Search the data below for "this"; list each line that holds it.

SOURCE MATERIAL:
----

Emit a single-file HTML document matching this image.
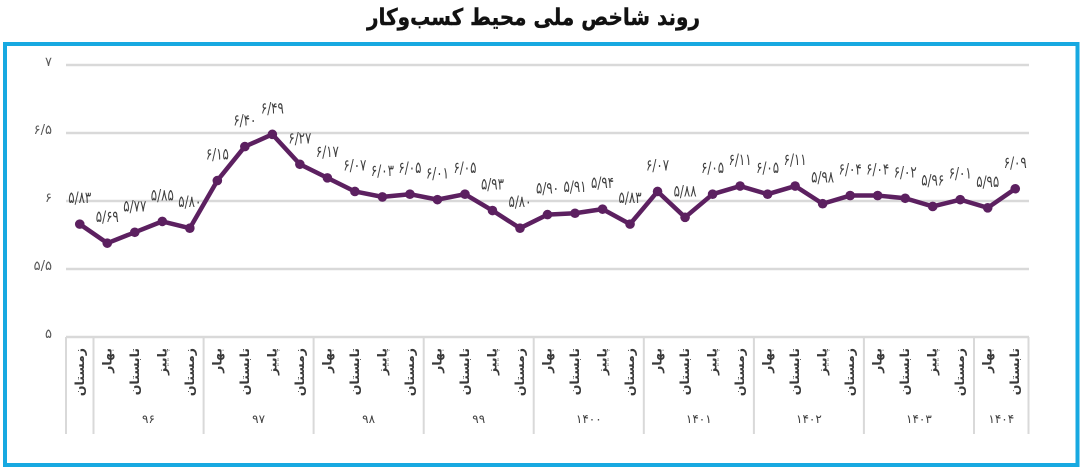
<!DOCTYPE html>
<html><head><meta charset="utf-8">
<style>
html,body{margin:0;padding:0;background:#fff;}
body{width:1083px;height:469px;overflow:hidden;}
svg{display:block;}
.fa{font-family:"DejaVu Sans","Noto Sans CJK SC",sans-serif;}
</style></head>
<body>
<svg width="1083" height="469" viewBox="0 0 1083 469" xmlns="http://www.w3.org/2000/svg">
<rect x="0" y="0" width="1083" height="469" fill="#fff"/>
<text class="fa" x="533.5" y="25" text-anchor="middle" font-size="23" font-weight="bold" fill="#111" stroke="#111" stroke-width="0.4" textLength="333" lengthAdjust="spacingAndGlyphs">روند شاخص ملی محیط کسب‌وکار</text>
<rect x="5" y="44" width="1072.5" height="421" fill="none" stroke="#17a9e1" stroke-width="4"/>

<!-- gridlines -->
<g stroke="#d9d9d9" stroke-width="2.5">
<line x1="66" y1="65" x2="1029" y2="65"/>
<line x1="66" y1="133" x2="1029" y2="133"/>
<line x1="66" y1="201" x2="1029" y2="201"/>
<line x1="66" y1="269" x2="1029" y2="269"/>
<line x1="66" y1="337" x2="1029" y2="337"/>
</g>
<g stroke="#d9d9d9" stroke-width="2">
<line x1="66" y1="337" x2="66" y2="434"/>
<line x1="93.5" y1="337" x2="93.5" y2="434"/>
<line x1="203.6" y1="337" x2="203.6" y2="434"/>
<line x1="313.6" y1="337" x2="313.6" y2="434"/>
<line x1="423.7" y1="337" x2="423.7" y2="434"/>
<line x1="533.7" y1="337" x2="533.7" y2="434"/>
<line x1="643.8" y1="337" x2="643.8" y2="434"/>
<line x1="753.9" y1="337" x2="753.9" y2="434"/>
<line x1="863.9" y1="337" x2="863.9" y2="434"/>
<line x1="974" y1="337" x2="974" y2="434"/>
<line x1="1028.5" y1="337" x2="1028.5" y2="434"/>
</g>

<!-- y labels -->
<g class="fa" font-size="13" fill="#595959" text-anchor="end">
<text x="52" y="66">۷</text>
<text x="52" y="134">۶/۵</text>
<text x="52" y="202">۶</text>
<text x="52" y="270">۵/۵</text>
<text x="52" y="338">۵</text>
</g>

<!-- series -->
<polyline fill="none" stroke="#5c2060" stroke-width="4.5" stroke-linejoin="round" points="79.76,224.12 107.27,243.16 134.79,232.28 162.30,221.40 189.81,228.20 217.33,180.60 244.84,146.60 272.36,134.36 299.87,164.28 327.39,177.88 354.90,191.48 382.41,196.92 409.93,194.20 437.44,199.64 464.96,194.20 492.47,210.52 519.99,228.20 547.50,214.60 575.01,213.24 602.53,209.16 630.04,224.12 657.56,191.48 685.07,217.32 712.59,194.20 740.10,186.04 767.61,194.20 795.13,186.04 822.64,203.72 850.16,195.56 877.67,195.56 905.19,198.28 932.70,206.44 960.21,199.64 987.73,207.80 1015.24,188.76"/>
<g fill="#5c2060">
<circle cx="79.76" cy="224.12" r="4.8"/><circle cx="107.27" cy="243.16" r="4.8"/><circle cx="134.79" cy="232.28" r="4.8"/><circle cx="162.30" cy="221.40" r="4.8"/><circle cx="189.81" cy="228.20" r="4.8"/><circle cx="217.33" cy="180.60" r="4.8"/><circle cx="244.84" cy="146.60" r="4.8"/><circle cx="272.36" cy="134.36" r="4.8"/><circle cx="299.87" cy="164.28" r="4.8"/><circle cx="327.39" cy="177.88" r="4.8"/><circle cx="354.90" cy="191.48" r="4.8"/><circle cx="382.41" cy="196.92" r="4.8"/><circle cx="409.93" cy="194.20" r="4.8"/><circle cx="437.44" cy="199.64" r="4.8"/><circle cx="464.96" cy="194.20" r="4.8"/><circle cx="492.47" cy="210.52" r="4.8"/><circle cx="519.99" cy="228.20" r="4.8"/><circle cx="547.50" cy="214.60" r="4.8"/><circle cx="575.01" cy="213.24" r="4.8"/><circle cx="602.53" cy="209.16" r="4.8"/><circle cx="630.04" cy="224.12" r="4.8"/><circle cx="657.56" cy="191.48" r="4.8"/><circle cx="685.07" cy="217.32" r="4.8"/><circle cx="712.59" cy="194.20" r="4.8"/><circle cx="740.10" cy="186.04" r="4.8"/><circle cx="767.61" cy="194.20" r="4.8"/><circle cx="795.13" cy="186.04" r="4.8"/><circle cx="822.64" cy="203.72" r="4.8"/><circle cx="850.16" cy="195.56" r="4.8"/><circle cx="877.67" cy="195.56" r="4.8"/><circle cx="905.19" cy="198.28" r="4.8"/><circle cx="932.70" cy="206.44" r="4.8"/><circle cx="960.21" cy="199.64" r="4.8"/><circle cx="987.73" cy="207.80" r="4.8"/><circle cx="1015.24" cy="188.76" r="4.8"/>
</g>

<!-- data labels -->
<g class="fa" font-size="16" fill="#404040" text-anchor="middle">
<text x="79.76" y="203.1" textLength="23" lengthAdjust="spacingAndGlyphs">۵/۸۳</text>
<text x="107.27" y="222.2" textLength="23" lengthAdjust="spacingAndGlyphs">۵/۶۹</text>
<text x="134.79" y="211.3" textLength="23" lengthAdjust="spacingAndGlyphs">۵/۷۷</text>
<text x="162.30" y="200.4" textLength="23" lengthAdjust="spacingAndGlyphs">۵/۸۵</text>
<text x="189.81" y="207.2" textLength="23" lengthAdjust="spacingAndGlyphs">۵/۸۰</text>
<text x="217.33" y="159.6" textLength="23" lengthAdjust="spacingAndGlyphs">۶/۱۵</text>
<text x="244.84" y="125.6" textLength="23" lengthAdjust="spacingAndGlyphs">۶/۴۰</text>
<text x="272.36" y="113.4" textLength="23" lengthAdjust="spacingAndGlyphs">۶/۴۹</text>
<text x="299.87" y="143.3" textLength="23" lengthAdjust="spacingAndGlyphs">۶/۲۷</text>
<text x="327.39" y="156.9" textLength="23" lengthAdjust="spacingAndGlyphs">۶/۱۷</text>
<text x="354.90" y="170.5" textLength="23" lengthAdjust="spacingAndGlyphs">۶/۰۷</text>
<text x="382.41" y="175.9" textLength="23" lengthAdjust="spacingAndGlyphs">۶/۰۳</text>
<text x="409.93" y="173.2" textLength="23" lengthAdjust="spacingAndGlyphs">۶/۰۵</text>
<text x="437.44" y="178.6" textLength="23" lengthAdjust="spacingAndGlyphs">۶/۰۱</text>
<text x="464.96" y="173.2" textLength="23" lengthAdjust="spacingAndGlyphs">۶/۰۵</text>
<text x="492.47" y="189.5" textLength="23" lengthAdjust="spacingAndGlyphs">۵/۹۳</text>
<text x="519.99" y="207.2" textLength="23" lengthAdjust="spacingAndGlyphs">۵/۸۰</text>
<text x="547.50" y="193.6" textLength="23" lengthAdjust="spacingAndGlyphs">۵/۹۰</text>
<text x="575.01" y="192.2" textLength="23" lengthAdjust="spacingAndGlyphs">۵/۹۱</text>
<text x="602.53" y="188.2" textLength="23" lengthAdjust="spacingAndGlyphs">۵/۹۴</text>
<text x="630.04" y="203.1" textLength="23" lengthAdjust="spacingAndGlyphs">۵/۸۳</text>
<text x="657.56" y="170.5" textLength="23" lengthAdjust="spacingAndGlyphs">۶/۰۷</text>
<text x="685.07" y="196.3" textLength="23" lengthAdjust="spacingAndGlyphs">۵/۸۸</text>
<text x="712.59" y="173.2" textLength="23" lengthAdjust="spacingAndGlyphs">۶/۰۵</text>
<text x="740.10" y="165.0" textLength="23" lengthAdjust="spacingAndGlyphs">۶/۱۱</text>
<text x="767.61" y="173.2" textLength="23" lengthAdjust="spacingAndGlyphs">۶/۰۵</text>
<text x="795.13" y="165.0" textLength="23" lengthAdjust="spacingAndGlyphs">۶/۱۱</text>
<text x="822.64" y="182.7" textLength="23" lengthAdjust="spacingAndGlyphs">۵/۹۸</text>
<text x="850.16" y="174.6" textLength="23" lengthAdjust="spacingAndGlyphs">۶/۰۴</text>
<text x="877.67" y="174.6" textLength="23" lengthAdjust="spacingAndGlyphs">۶/۰۴</text>
<text x="905.19" y="177.3" textLength="23" lengthAdjust="spacingAndGlyphs">۶/۰۲</text>
<text x="932.70" y="185.4" textLength="23" lengthAdjust="spacingAndGlyphs">۵/۹۶</text>
<text x="960.21" y="178.6" textLength="23" lengthAdjust="spacingAndGlyphs">۶/۰۱</text>
<text x="987.73" y="186.8" textLength="23" lengthAdjust="spacingAndGlyphs">۵/۹۵</text>
<text x="1015.24" y="167.8" textLength="23" lengthAdjust="spacingAndGlyphs">۶/۰۹</text>
</g>

<!-- category labels (rotated) -->
<g class="fa" font-size="12.5" font-weight="bold" fill="#3a3a3a" text-anchor="end">
<text transform="translate(84,348) rotate(-90)">زمستان</text>
<text transform="translate(111.5,348) rotate(-90)">بهار</text>
<text transform="translate(139,348) rotate(-90)">تابستان</text>
<text transform="translate(166.5,348) rotate(-90)">پاییز</text>
<text transform="translate(194,348) rotate(-90)">زمستان</text>
<text transform="translate(221.5,348) rotate(-90)">بهار</text>
<text transform="translate(249,348) rotate(-90)">تابستان</text>
<text transform="translate(276.5,348) rotate(-90)">پاییز</text>
<text transform="translate(304,348) rotate(-90)">زمستان</text>
<text transform="translate(331.5,348) rotate(-90)">بهار</text>
<text transform="translate(359,348) rotate(-90)">تابستان</text>
<text transform="translate(386.5,348) rotate(-90)">پاییز</text>
<text transform="translate(414,348) rotate(-90)">زمستان</text>
<text transform="translate(441.5,348) rotate(-90)">بهار</text>
<text transform="translate(469,348) rotate(-90)">تابستان</text>
<text transform="translate(496.5,348) rotate(-90)">پاییز</text>
<text transform="translate(524,348) rotate(-90)">زمستان</text>
<text transform="translate(551.5,348) rotate(-90)">بهار</text>
<text transform="translate(579,348) rotate(-90)">تابستان</text>
<text transform="translate(606.5,348) rotate(-90)">پاییز</text>
<text transform="translate(634,348) rotate(-90)">زمستان</text>
<text transform="translate(661.5,348) rotate(-90)">بهار</text>
<text transform="translate(689,348) rotate(-90)">تابستان</text>
<text transform="translate(716.5,348) rotate(-90)">پاییز</text>
<text transform="translate(744,348) rotate(-90)">زمستان</text>
<text transform="translate(771.5,348) rotate(-90)">بهار</text>
<text transform="translate(799,348) rotate(-90)">تابستان</text>
<text transform="translate(826.5,348) rotate(-90)">پاییز</text>
<text transform="translate(854,348) rotate(-90)">زمستان</text>
<text transform="translate(881.5,348) rotate(-90)">بهار</text>
<text transform="translate(909,348) rotate(-90)">تابستان</text>
<text transform="translate(936.5,348) rotate(-90)">پاییز</text>
<text transform="translate(964,348) rotate(-90)">زمستان</text>
<text transform="translate(991.5,348) rotate(-90)">بهار</text>
<text transform="translate(1019,348) rotate(-90)">تابستان</text>
</g>

<!-- year labels -->
<g class="fa" font-size="12" fill="#404040" text-anchor="middle">
<text x="148.5" y="423">۹۶</text>
<text x="258.6" y="423">۹۷</text>
<text x="368.6" y="423">۹۸</text>
<text x="478.7" y="423">۹۹</text>
<text x="588.8" y="423">۱۴۰۰</text>
<text x="698.8" y="423">۱۴۰۱</text>
<text x="808.9" y="423">۱۴۰۲</text>
<text x="918.9" y="423">۱۴۰۳</text>
<text x="1001.3" y="423">۱۴۰۴</text>
</g>
</svg>
</body></html>
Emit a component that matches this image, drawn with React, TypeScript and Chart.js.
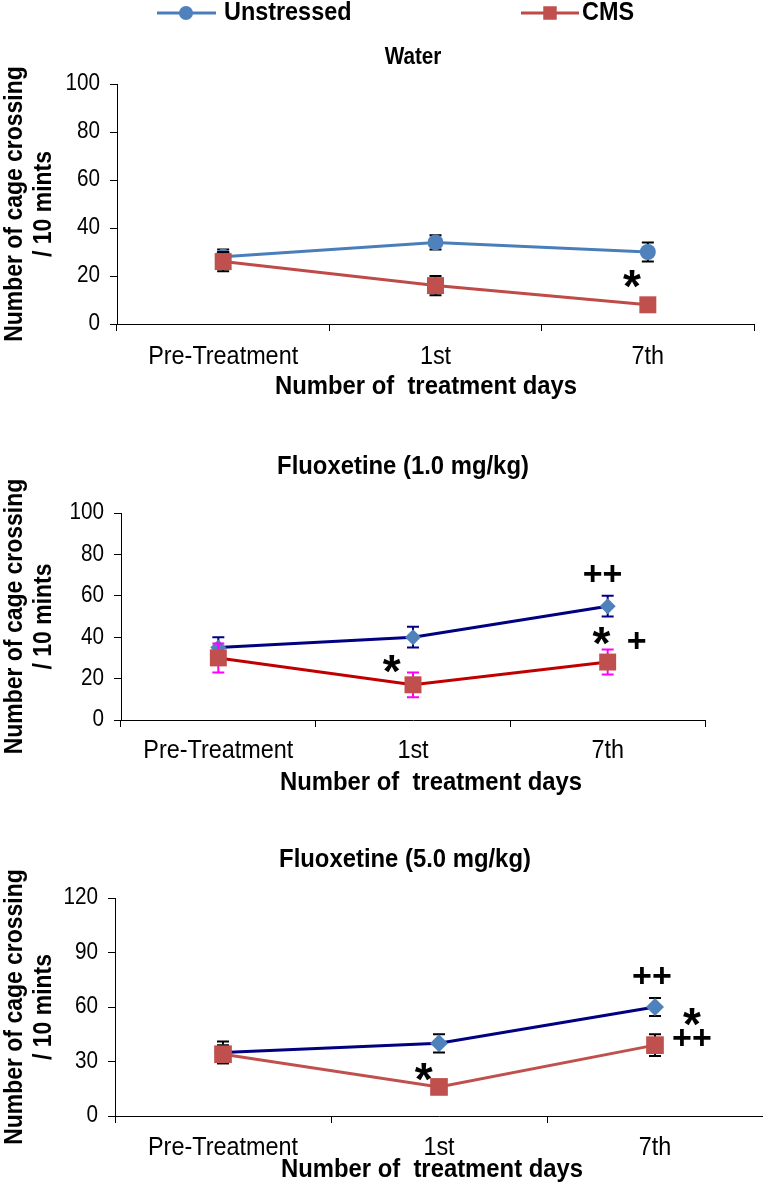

----

RESULT OF THE EXERCISE:
Emit a single-file HTML document matching this image.
Emit a component that matches this image, drawn with React, TypeScript and Chart.js.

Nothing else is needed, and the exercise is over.